▶ **COLLECTED DATA**

(begin)

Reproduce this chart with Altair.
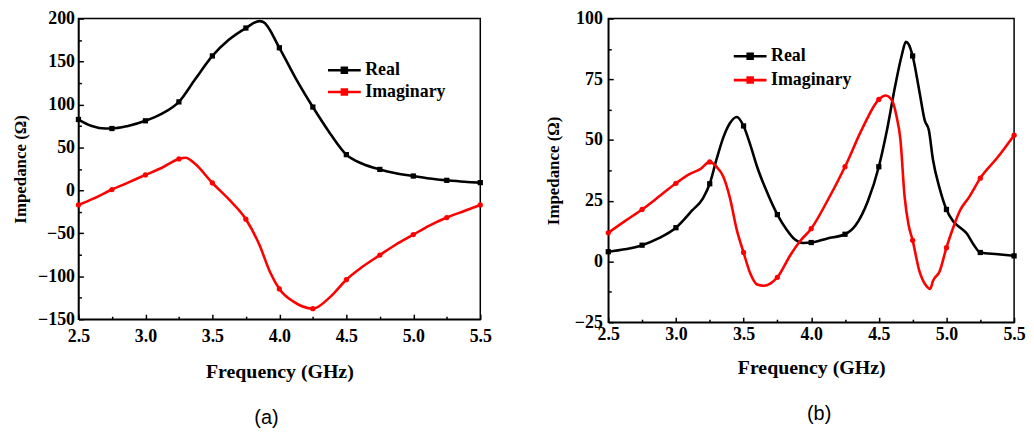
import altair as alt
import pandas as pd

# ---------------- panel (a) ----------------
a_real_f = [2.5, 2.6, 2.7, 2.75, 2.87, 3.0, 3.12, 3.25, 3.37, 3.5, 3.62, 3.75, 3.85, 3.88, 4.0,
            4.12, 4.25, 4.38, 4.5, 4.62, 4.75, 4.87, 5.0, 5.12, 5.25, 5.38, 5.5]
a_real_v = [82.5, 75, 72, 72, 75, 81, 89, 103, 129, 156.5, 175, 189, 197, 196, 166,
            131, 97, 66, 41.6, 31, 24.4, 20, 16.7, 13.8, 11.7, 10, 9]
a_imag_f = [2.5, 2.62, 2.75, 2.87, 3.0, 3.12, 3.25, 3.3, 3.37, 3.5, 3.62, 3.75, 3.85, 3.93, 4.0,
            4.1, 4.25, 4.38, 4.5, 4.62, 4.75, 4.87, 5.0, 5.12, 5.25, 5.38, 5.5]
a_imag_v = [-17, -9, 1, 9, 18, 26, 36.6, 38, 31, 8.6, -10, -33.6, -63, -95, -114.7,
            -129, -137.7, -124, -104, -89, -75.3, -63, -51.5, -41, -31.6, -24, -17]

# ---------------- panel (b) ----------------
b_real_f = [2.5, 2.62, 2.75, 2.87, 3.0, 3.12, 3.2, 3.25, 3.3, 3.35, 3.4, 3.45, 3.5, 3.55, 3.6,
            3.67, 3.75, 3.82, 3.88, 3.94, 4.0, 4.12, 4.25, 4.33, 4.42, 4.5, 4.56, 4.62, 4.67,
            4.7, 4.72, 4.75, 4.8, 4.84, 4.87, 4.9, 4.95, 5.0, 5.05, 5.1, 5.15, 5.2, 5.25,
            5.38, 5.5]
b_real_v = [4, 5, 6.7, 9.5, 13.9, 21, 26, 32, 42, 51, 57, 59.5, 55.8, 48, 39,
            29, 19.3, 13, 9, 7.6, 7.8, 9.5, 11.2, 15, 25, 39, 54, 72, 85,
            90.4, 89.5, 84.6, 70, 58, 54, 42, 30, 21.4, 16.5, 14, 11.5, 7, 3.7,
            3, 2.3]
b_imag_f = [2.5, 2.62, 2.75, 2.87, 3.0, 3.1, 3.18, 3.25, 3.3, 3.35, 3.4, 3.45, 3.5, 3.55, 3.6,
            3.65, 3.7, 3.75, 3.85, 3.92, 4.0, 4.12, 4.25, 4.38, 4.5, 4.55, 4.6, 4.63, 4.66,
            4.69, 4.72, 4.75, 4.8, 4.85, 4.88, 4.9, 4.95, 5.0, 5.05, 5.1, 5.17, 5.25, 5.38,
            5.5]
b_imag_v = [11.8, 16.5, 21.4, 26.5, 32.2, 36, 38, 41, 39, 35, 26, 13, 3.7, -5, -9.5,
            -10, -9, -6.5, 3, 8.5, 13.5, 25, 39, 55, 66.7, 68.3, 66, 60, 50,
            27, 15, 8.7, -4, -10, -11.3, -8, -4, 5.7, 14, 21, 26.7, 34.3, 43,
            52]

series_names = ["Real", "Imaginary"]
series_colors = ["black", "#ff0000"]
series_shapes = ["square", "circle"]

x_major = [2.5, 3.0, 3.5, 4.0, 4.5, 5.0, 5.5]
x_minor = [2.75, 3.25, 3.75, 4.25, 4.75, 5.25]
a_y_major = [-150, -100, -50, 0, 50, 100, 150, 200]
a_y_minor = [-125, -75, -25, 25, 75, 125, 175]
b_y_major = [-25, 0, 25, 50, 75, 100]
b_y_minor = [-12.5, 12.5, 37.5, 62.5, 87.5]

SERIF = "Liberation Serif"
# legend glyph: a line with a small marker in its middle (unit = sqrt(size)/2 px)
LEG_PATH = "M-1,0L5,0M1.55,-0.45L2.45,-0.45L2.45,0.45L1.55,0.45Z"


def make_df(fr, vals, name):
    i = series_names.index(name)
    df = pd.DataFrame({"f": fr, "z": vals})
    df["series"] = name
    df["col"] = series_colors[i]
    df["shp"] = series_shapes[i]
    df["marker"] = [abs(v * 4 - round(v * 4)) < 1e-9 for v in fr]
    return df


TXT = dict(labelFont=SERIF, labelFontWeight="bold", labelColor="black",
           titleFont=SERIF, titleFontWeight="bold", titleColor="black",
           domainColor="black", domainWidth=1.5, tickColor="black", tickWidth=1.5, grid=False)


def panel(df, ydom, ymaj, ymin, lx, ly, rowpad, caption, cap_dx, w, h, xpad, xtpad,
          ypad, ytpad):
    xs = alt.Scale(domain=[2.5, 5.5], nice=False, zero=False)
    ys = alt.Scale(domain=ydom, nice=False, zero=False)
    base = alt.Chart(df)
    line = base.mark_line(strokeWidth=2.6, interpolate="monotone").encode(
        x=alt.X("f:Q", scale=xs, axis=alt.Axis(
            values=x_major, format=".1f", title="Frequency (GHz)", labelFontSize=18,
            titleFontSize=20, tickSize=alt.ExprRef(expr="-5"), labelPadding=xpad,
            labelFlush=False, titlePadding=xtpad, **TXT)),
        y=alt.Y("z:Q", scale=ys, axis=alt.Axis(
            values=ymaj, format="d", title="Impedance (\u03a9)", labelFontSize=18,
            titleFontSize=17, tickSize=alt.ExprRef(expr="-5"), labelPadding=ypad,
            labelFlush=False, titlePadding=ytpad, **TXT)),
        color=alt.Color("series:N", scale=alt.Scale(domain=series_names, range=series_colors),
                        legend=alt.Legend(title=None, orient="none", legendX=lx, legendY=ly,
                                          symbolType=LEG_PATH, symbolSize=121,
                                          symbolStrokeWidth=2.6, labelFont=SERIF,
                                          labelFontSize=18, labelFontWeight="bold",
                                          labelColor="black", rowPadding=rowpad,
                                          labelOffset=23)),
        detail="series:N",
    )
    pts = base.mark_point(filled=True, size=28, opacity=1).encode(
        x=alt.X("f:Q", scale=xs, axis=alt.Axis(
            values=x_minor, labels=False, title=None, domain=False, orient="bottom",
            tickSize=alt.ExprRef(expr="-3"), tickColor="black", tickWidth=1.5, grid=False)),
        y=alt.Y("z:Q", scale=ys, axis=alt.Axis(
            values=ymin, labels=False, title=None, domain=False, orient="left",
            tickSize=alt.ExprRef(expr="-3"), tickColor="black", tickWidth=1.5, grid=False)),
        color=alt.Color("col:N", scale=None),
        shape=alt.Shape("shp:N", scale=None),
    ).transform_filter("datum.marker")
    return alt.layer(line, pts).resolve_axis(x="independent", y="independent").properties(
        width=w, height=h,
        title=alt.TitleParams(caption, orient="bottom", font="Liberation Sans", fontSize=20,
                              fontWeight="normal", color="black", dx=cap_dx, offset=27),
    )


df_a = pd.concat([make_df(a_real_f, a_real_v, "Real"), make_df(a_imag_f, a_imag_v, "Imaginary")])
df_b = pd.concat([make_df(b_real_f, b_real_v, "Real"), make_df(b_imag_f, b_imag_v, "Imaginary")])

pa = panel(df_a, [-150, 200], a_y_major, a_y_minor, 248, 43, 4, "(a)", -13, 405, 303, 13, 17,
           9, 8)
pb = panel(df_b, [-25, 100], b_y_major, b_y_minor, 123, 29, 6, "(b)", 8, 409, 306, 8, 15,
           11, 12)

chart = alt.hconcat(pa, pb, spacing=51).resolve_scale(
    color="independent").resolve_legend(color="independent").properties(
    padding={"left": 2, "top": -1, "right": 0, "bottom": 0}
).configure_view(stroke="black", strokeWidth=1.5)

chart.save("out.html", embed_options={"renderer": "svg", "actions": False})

(end)

▶ **SHORT TASK**
Please take the lines from the beginning of the data above through the line holding "-31.6, -24, -17]" and transcribe them exactly, without any pictures.

▶ **TASK SOLUTION**
Reproduce this chart with Altair.
import altair as alt
import pandas as pd

# ---------------- panel (a) ----------------
a_real_f = [2.5, 2.6, 2.7, 2.75, 2.87, 3.0, 3.12, 3.25, 3.37, 3.5, 3.62, 3.75, 3.85, 3.88, 4.0,
            4.12, 4.25, 4.38, 4.5, 4.62, 4.75, 4.87, 5.0, 5.12, 5.25, 5.38, 5.5]
a_real_v = [82.5, 75, 72, 72, 75, 81, 89, 103, 129, 156.5, 175, 189, 197, 196, 166,
            131, 97, 66, 41.6, 31, 24.4, 20, 16.7, 13.8, 11.7, 10, 9]
a_imag_f = [2.5, 2.62, 2.75, 2.87, 3.0, 3.12, 3.25, 3.3, 3.37, 3.5, 3.62, 3.75, 3.85, 3.93, 4.0,
            4.1, 4.25, 4.38, 4.5, 4.62, 4.75, 4.87, 5.0, 5.12, 5.25, 5.38, 5.5]
a_imag_v = [-17, -9, 1, 9, 18, 26, 36.6, 38, 31, 8.6, -10, -33.6, -63, -95, -114.7,
            -129, -137.7, -124, -104, -89, -75.3, -63, -51.5, -41, -31.6, -24, -17]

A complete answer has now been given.